The average is applied non-causally, as you say. As a result, it has zero phase. Its only effect is to attenuate higher frequencies, in particular, zeroing out the annual variation so that underlying trends can be observed.
“In other words, there is no way to know of the if is CO2 driving temperature, or temperature driving CO2 from this relationship.”
No. The derivative relationship establishes it. It would be absurd to argue that the rate of change of CO2 drives temperature. If that were the case, we could boost CO2 up until it was the greater part of the atmosphere, but once we stopped pumping, the temperature would revert to its equilibrium level.

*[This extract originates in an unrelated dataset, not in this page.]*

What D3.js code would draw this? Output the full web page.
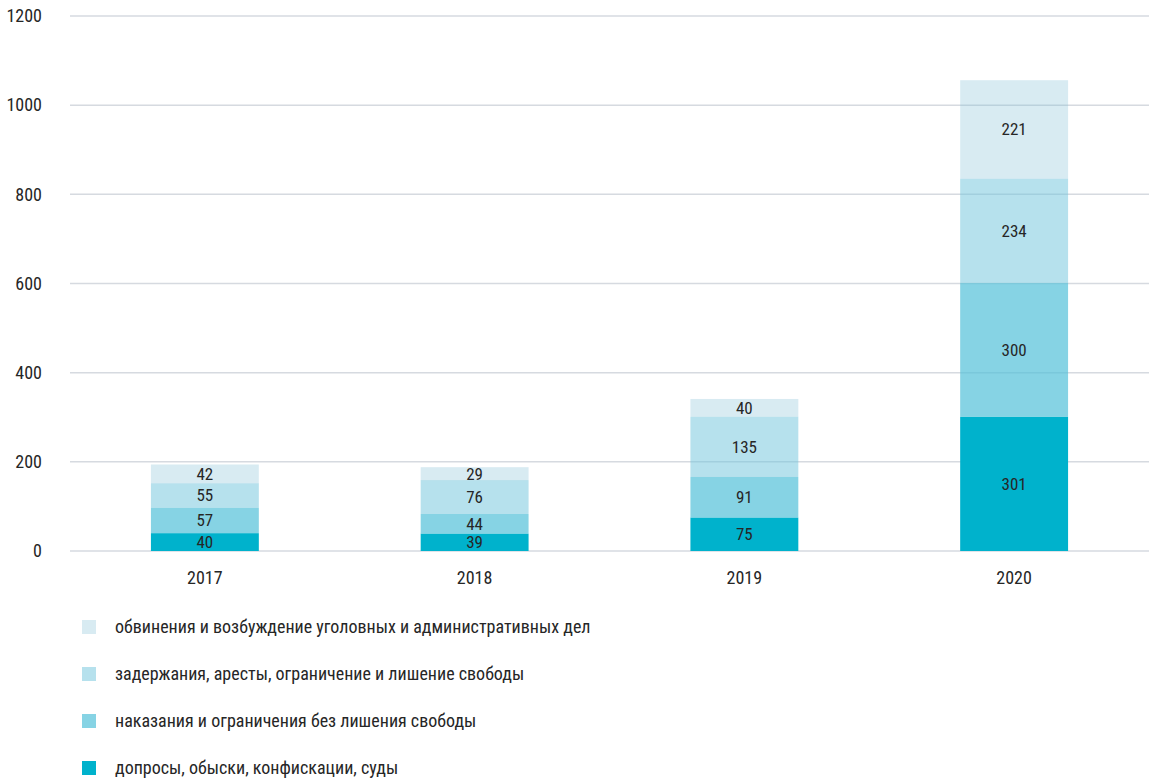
<!DOCTYPE html>
<html><head><meta charset="utf-8">
<script src="https://cdn.jsdelivr.net/npm/d3@7"></script>
<style>
body{margin:0;background:#fff;}
svg text{font-family:"Liberation Sans Narrow","Roboto Condensed","Liberation Sans",sans-serif;fill:#262626;}
</style></head><body>
<svg id="c" width="1149" height="781"></svg>
<script>
const years = ["2017","2018","2019","2020"];
const seriesNames = [
  "допросы, обыски, конфискации, суды",
  "наказания и ограничения без лишения свободы",
  "задержания, аресты, ограничение и лишение свободы",
  "обвинения и возбуждение уголовных и административных дел"
];
const searches   = [40, 39, 75, 301];
const punishments = [57, 44, 91, 300];
const detentions = [55, 76, 135, 234];
const charges    = [42, 29, 40, 221];
const yTicks = [0, 200, 400, 600, 800, 1000, 1200];
const colors = ["#00b2cc", "rgba(82,192,216,0.7)", "rgba(109,195,219,0.5)", "rgba(125,188,212,0.3)"];
const legendColors = ["#00b2cc", "#86d3e4", "#b6e1ed", "#d8ebf2"];

(function(){
const seriesVals = [searches, punishments, detentions, charges];
const rows = years.map((yr,i)=>({year:yr, s0:seriesVals[0][i], s1:seriesVals[1][i], s2:seriesVals[2][i], s3:seriesVals[3][i]}));
const stack = d3.stack().keys(["s0","s1","s2","s3"])(rows);

const svg = d3.select("#c");
const mLeft = 70, mRight = 1149, mTop = 16, mBottom = 551;
const x = d3.scaleBand().domain(years).range([mLeft, mRight]).paddingInner(0.6).paddingOuter(0.3);
const y = d3.scaleLinear().domain([0,1200]).range([mBottom, mTop]);

svg.append("g").selectAll("line").data(yTicks).join("line")
  .attr("x1", mLeft).attr("x2", mRight)
  .attr("y1", d=>y(d)).attr("y2", d=>y(d))
  .attr("stroke", "#d6dae0").attr("stroke-width", 1.5);

svg.append("g").selectAll("text").data(yTicks).join("text")
  .attr("x", 42).attr("y", d=>y(d)).attr("dy","0.35em")
  .attr("text-anchor","end").attr("font-size", 18).text(d=>d);

const g = svg.append("g");
stack.forEach((layer, li)=>{
  g.append("g").selectAll("rect").data(layer).join("rect")
    .attr("x", d=>x(d.data.year)).attr("width", x.bandwidth())
    .attr("y", d=>y(d[1])).attr("height", d=>y(d[0])-y(d[1]))
    .attr("fill", colors[li]);
});
stack.forEach((layer, li)=>{
  g.append("g").selectAll("text").data(layer).join("text")
    .attr("x", d=>x(d.data.year)+x.bandwidth()/2)
    .attr("y", d=>y((d[0]+d[1])/2)).attr("dy","0.35em")
    .attr("text-anchor","middle").attr("font-size", 17)
    .text(d=>d[1]-d[0]);
});

svg.append("g").selectAll("text").data(years).join("text")
  .attr("x", d=>x(d)+x.bandwidth()/2).attr("y", 578).attr("dy","0.35em")
  .attr("text-anchor","middle").attr("font-size", 18).text(d=>d);

const legOrder = [3,2,1,0];
const lg = svg.append("g").selectAll("g").data(legOrder).join("g")
  .attr("transform", (d,i)=>`translate(82,${620 + i*47})`);
lg.append("rect").attr("width",14).attr("height",14).attr("fill", d=>legendColors[d]);
lg.append("text").attr("x", 33).attr("y", 7).attr("dy","0.35em").attr("font-size", 18)
  .text(d=>seriesNames[d]);
})();
</script></body></html>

A derivative also provides leading phase. Thus, the overall CO2 concentration, which is the integral of the derivative, lags temperature by 90 deg in phase. This also establishes causality. The cause, temperature, always precedes the effect, CO2 concentration.
Ferdinand Engelbeen says:
September 30, 2013 at 2:46 pm
See my reply back at The Hockey Schtick.

October 1, 2013 11:05 am
Greg Goodman
October 5, 2013 1:38 am

“Fitting the SST data on the right to a sine wave-plus-ramp model yields a period of ~65 years with the AGW corner at 1966, about where expected by climatologists. ”

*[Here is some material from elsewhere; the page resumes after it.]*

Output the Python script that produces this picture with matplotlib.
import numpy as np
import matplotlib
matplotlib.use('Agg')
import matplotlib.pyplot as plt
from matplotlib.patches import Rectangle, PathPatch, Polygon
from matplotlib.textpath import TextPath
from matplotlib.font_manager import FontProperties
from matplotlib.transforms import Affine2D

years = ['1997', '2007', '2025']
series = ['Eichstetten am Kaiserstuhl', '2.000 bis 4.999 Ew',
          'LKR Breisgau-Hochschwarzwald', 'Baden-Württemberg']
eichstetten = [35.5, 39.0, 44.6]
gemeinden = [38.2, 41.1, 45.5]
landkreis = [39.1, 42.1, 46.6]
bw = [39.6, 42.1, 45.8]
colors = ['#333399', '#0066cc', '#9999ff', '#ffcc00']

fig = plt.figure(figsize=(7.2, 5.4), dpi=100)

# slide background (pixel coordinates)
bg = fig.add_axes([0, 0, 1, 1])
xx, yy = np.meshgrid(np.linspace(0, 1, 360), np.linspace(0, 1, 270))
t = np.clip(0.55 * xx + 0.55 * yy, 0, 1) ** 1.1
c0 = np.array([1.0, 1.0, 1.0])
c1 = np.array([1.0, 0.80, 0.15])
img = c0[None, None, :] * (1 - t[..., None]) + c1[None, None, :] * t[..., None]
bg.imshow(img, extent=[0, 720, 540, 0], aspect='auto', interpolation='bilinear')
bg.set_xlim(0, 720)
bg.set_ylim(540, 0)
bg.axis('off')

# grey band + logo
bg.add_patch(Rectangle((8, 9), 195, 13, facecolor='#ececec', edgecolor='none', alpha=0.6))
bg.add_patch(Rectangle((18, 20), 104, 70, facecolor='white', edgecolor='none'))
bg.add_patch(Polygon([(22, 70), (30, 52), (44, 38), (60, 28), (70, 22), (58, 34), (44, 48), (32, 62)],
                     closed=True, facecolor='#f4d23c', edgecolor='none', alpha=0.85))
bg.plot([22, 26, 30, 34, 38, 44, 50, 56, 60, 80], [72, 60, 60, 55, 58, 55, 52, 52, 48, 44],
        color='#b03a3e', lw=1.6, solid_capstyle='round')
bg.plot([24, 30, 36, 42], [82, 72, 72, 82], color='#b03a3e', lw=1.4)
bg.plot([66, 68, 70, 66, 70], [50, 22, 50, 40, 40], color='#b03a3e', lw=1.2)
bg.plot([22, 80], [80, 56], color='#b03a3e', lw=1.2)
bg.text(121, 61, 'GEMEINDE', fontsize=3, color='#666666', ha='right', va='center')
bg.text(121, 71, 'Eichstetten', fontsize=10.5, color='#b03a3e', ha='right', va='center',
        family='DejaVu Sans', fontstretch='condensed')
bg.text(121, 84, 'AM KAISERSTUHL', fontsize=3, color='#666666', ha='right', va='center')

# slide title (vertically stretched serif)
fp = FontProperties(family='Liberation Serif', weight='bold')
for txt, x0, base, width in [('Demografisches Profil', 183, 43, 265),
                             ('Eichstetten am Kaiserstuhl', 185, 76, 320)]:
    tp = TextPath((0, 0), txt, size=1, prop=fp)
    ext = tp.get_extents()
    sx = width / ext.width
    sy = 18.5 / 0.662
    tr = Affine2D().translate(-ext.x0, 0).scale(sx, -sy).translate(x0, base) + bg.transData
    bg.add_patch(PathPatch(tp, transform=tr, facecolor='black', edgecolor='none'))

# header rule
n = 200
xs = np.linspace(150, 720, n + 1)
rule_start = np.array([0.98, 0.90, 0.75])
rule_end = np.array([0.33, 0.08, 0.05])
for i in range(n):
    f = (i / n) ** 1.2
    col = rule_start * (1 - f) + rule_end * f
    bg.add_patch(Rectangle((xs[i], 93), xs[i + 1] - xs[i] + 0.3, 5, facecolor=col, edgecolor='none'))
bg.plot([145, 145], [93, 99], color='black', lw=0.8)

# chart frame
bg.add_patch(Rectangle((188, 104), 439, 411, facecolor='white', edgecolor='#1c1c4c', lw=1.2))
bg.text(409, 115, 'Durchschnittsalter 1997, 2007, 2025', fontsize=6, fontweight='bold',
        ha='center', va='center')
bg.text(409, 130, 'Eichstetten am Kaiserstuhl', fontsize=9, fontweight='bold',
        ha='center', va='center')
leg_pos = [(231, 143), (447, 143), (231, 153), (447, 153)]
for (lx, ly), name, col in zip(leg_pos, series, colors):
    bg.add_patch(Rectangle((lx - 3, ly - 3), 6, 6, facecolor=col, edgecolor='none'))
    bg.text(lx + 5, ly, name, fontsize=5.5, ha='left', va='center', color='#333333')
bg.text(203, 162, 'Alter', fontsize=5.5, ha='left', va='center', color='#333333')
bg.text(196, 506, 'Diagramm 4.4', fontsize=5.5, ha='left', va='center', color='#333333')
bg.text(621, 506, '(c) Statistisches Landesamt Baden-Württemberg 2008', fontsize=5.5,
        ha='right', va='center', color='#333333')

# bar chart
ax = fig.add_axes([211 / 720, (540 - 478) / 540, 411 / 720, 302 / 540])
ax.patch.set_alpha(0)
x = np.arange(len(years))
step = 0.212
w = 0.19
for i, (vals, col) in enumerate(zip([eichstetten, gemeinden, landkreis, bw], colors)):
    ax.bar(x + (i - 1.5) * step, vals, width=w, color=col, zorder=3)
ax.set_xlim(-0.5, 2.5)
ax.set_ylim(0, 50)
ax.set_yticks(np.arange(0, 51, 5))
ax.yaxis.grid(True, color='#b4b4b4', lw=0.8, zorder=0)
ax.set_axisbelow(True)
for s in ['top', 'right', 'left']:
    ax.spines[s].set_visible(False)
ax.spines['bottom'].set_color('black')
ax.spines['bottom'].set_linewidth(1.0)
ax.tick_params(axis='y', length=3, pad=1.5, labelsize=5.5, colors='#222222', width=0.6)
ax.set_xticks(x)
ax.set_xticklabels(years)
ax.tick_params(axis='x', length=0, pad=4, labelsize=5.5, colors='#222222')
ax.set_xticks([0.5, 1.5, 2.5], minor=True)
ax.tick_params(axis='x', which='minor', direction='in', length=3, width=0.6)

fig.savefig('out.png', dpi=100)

A more accurate description would be “where the climatologists PUT it”.
http://judithcurry.com/2012/03/15/on-the-adjustments-to-the-hadsst3-data-set-2
Much of the reason there a two ramps in 20th c. is because Hadley inserted of -0.5K drop in 1945. The raw data has a lot more downward trend and more variability in 19th c. The 20th c was a more continuous rise from 1910.

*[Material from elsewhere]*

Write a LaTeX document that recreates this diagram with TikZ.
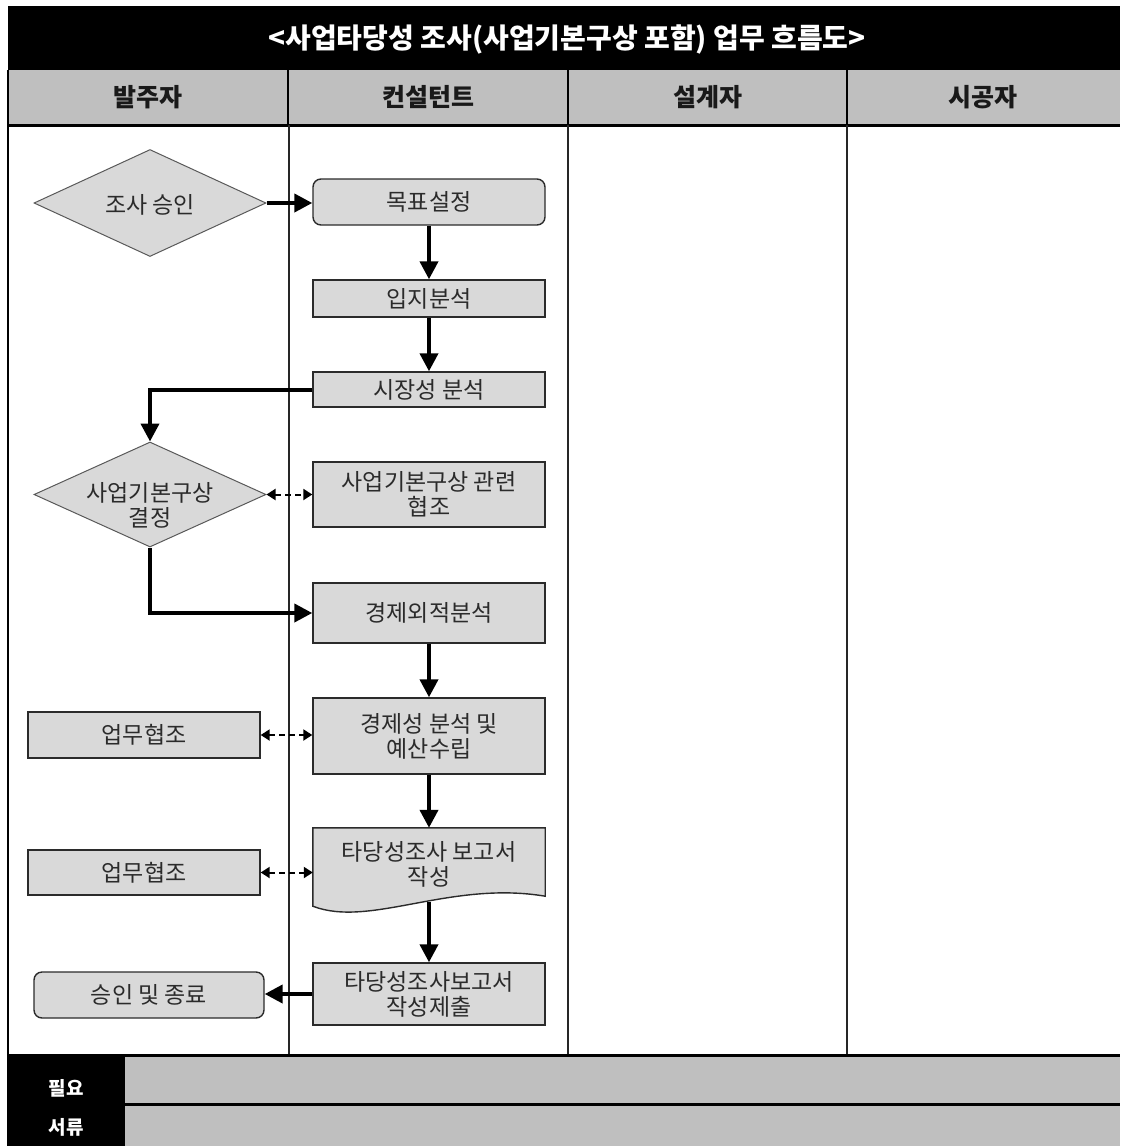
\documentclass[tikz,border=0pt]{standalone}
\usepackage{fontspec}
\setmainfont{Noto Sans CJK KR}
\usetikzlibrary{shapes.geometric,arrows.meta,calc}
\definecolor{boxgray}{HTML}{D9D9D9}
\definecolor{hdrgray}{HTML}{BFBFBF}
\definecolor{ink}{HTML}{2B2B2B}
\begin{document}
\begin{tikzpicture}[x=1pt,y=-1pt,
  proc/.style={draw=ink, line width=1.4pt, fill=boxgray, minimum width=232pt, inner sep=0pt,
    font=\fontsize{23}{25}\selectfont, text=ink, align=center},
  rproc/.style={proc, rounded corners=8pt},
  dec/.style={draw=black!65, line width=1pt, fill=boxgray, diamond, minimum width=232pt,
    minimum height=107pt, inner sep=0pt},
  dectext/.style={font=\fontsize{23}{25}\selectfont, text=ink, align=center, inner sep=0pt},
  flow/.style={line width=4pt, draw=black, -{Triangle[length=18pt,width=18pt]}},
  biflow/.style={line width=2pt, draw=black, dash pattern=on 6pt off 4pt,
    {Triangle[length=9pt,width=11pt]}-{Triangle[length=9pt,width=11pt]}},
  hdr/.style={font=\fontsize{25}{28}\selectfont\bfseries, text=black!90},
  foot/.style={font=\fontsize{19}{22}\selectfont\bfseries, text=white}
]
\useasboundingbox (0,0) rectangle (1120,1146);

% ---- title and header ----
\fill[black] (8,6) rectangle (1120,70);
\fill[hdrgray] (8,70) rectangle (1120,125);
\node[font=\fontsize{28}{30}\selectfont\bfseries, text=white] (title) at (567,39)
  {<사업타당성 조사(사업기본구상 포함) 업무 흐름도>};
\node[hdr] (h1) at (148,97) {발주자};
\node[hdr] (h2) at (428,97) {컨설턴트};
\node[hdr] (h3) at (708,97) {설계자};
\node[hdr] (h4) at (983,97) {시공자};
\foreach \x in {288,568,847} \draw[line width=2pt] (\x,70) -- (\x,125);
\draw[line width=3pt] (8,125) -- (1120,125);

% ---- lanes ----
\foreach \x in {289,568,847} \draw[line width=1.2pt, black!85] (\x,125) -- (\x,1055);
\draw[line width=2pt] (8,70) -- (8,1146);

% ---- footer ----
\fill[hdrgray] (8,1055) rectangle (1120,1146);
\fill[black] (8,1056) rectangle (125,1146);
\draw[line width=3pt] (8,1055) -- (1120,1055);
\draw[line width=3pt] (125,1104) -- (1120,1104);
\node[foot] (f1) at (66,1088) {필요};
\node[foot] (f2) at (66,1127) {서류};

% ---- nodes ----
\node[dec] (d1) at (150,203) {};
\node[dectext] (d1t) at (150,205) {조사 승인};
\node[rproc, minimum height=46pt] (b1) at (429,202) {목표설정};
\node[proc, minimum height=37pt] (b2) at (429,298.5) {입지분석};
\node[proc, minimum height=35pt] (b3) at (429,389.5) {시장성 분석};
\node[dec, minimum height=105pt] (d2) at (150,494.5) {};
\node[dectext] (d2t) at (150,505) {사업기본구상\\결정};
\node[proc, minimum height=65pt] (b4) at (429,494.5) {사업기본구상 관련\\협조};
\node[proc, minimum height=60pt] (b5) at (429,613) {경제외적분석};
\node[proc, minimum height=76pt] (b6) at (429,736) {경제성 분석 및\\예산수립};
\node[proc, minimum height=46pt] (w1) at (144,735) {업무협조};
% document shape
\node[minimum width=232pt, minimum height=74pt, inner sep=0pt] (b7) at (429,865) {};
\draw[draw=ink, line width=1.4pt, fill=boxgray]
  (b7.north west) -- (b7.north east) -- ($(b7.south east)+(0,-6)$)
  .. controls ($(b7.south)+(21,-22)$) and ($(b7.south)+(-59,26)$) .. ($(b7.south west)+(0,4)$)
  -- cycle;
\node[dectext] (b7t) at (429,864) {타당성조사 보고서\\작성};
\node[proc, minimum height=45pt] (w2) at (144,872.5) {업무협조};
\node[proc, minimum height=62pt] (b8) at (429,994) {타당성조사보고서\\작성제출};
\node[rproc, minimum width=230pt, minimum height=46pt] (e1) at (149,995) {승인 및 종료};

% ---- connectors ----
\draw[flow] (d1.east) -- (d1.east -| b1.west);
\draw[flow] (b1.south) -- (b2.north);
\draw[flow] (b2.south) -- (b3.north);
\draw[flow] (b3.west) -| (d2.north);
\draw[biflow] (d2.east) -- (d2.east -| b4.west);
\draw[flow] (d2.south) |- (b5.west);
\draw[flow] (b5.south) -- (b6.north);
\draw[biflow] (w1.east) -- (w1.east -| b6.west);
\draw[flow] (b6.south) -- (b7.north);
\draw[biflow] (w2.east) -- (w2.east -| b7.west);
\draw[flow] (b7.south) -- (b8.north);
\draw[flow] (b8.west) -- (b8.west -| e1.east);
\end{tikzpicture}
\end{document}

Recent modification rounded off the step change but it’s still there and still as big.
This is what the overall adjustment is for hadSST3.
http://curryja.files.wordpress.com/2012/03/hadsst3-cosine-fit1.png

gordie
October 7, 2013 2:52 am

Marler says:
“…doubling CO2 will not change the (equilibrium) surface temperature.”
One of the early proponents of the idea of GHG warming , John Tyndall, would
probably have agreed with you.
Thus:
“It is evident that olefiant gas of 1 inch tension [1 / 15th of an atmosphere pressure] must
extinguish a large proportion of the rays which are capable of being absorbed by
the gas, and hence the succeeding measures having a less and less amount of heat
to act upon must produce a continually smaller effect.” (Bakerian Lecture, 1861)
This is acknowledgement of (progressive) saturation of the (primary) process.